Here's how you become a horse race writer.
First, you learn how to write.
Some say this can be done in a classroom environment. It's probably teachers saying it. It's possible to learn how to write brilliantly in academia. But it's a long shot. The best way to learn how to write is to read. Read the greats. By reading the all-time best, you learn what's creative, what sells. Here are a few of the greats from whom you can learn about the most important element to writing, originality: Evan Hunter (who also wrote a million cop novels as Ed McBain), Donald E. Westlake and John D. MacDonald, timeless, young-through-old-school geniuses, each. All are dead. Their writings have endless legs and lives. Hunter's dialogue is like eavesdropping. Westlake is riotous. MacDonald was Travis McGee, an adventurer who knew exactly how the world should work. For my book money, Hunter was/is one of the greatest writers ever. Each novel is educational, entertaining and has an original element to it.
Originality is everything. The best definition of a creative spirit is the ability to do something original. Everything we like, from the great "Mayhem" insurance commercial spots, to the best TV shows, like "Justified," has original elements -- not always plot twists, but unique characters, settings or dialogue.
Once you have learned how to write, the proof being a sale to somebody or something reputable, or the approval of somebody great, you should send something to a person in charge of hiring for a specific field. Sports is a great field to write about because the deeds are unexpected and often beyond belief, the emotions so near the viewing point. Who couldn't write about a miracle.

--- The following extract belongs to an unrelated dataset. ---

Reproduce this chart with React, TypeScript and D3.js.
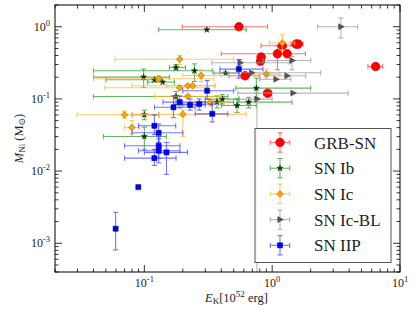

A bonus to getting a job writing or reporting about sports is the nature of the games themselves: Score is kept.
No matter how well you can write, at some point you have to make a call on the prospective victor. When it comes to sports like horse racing, it frequently comes down to this: The literature, you can keep for a day when the track is dark; be quiet and pick a winner.
Opinion feeds the sports frenzy. But there's a little more to the opinion business than making a loud or smart-mouth point. Sometimes you need to have a CORRECT OPINION! Bad opinions are like ex-spouses. They're everywhere. Picking the occasional winner is what separates the comfortably employed from the anonymous Internet responders with the nicknames of titans.
So here's where we stand.
1. Read the greats, the most skilled and original.
2. Sell something good.
3. Know somebody in the business.
4. Pick some winners.
Writers occupy an offbeat place in show business lore. Writers are not like actors, who have a lot of free time. Most of us have no free time. We're either messing up and learning, or succeeding. Horse race writers in particular attract a special kind of fan or regular reader, not the groupies who fall anywhere near the stock show-biz image. Even when somebody attractive checks in, it's a brain wanting to talk late grass fractions over yielding surfaces.
Horse race writers have many readers as smart as they are.
But that doesn't mean they can pick.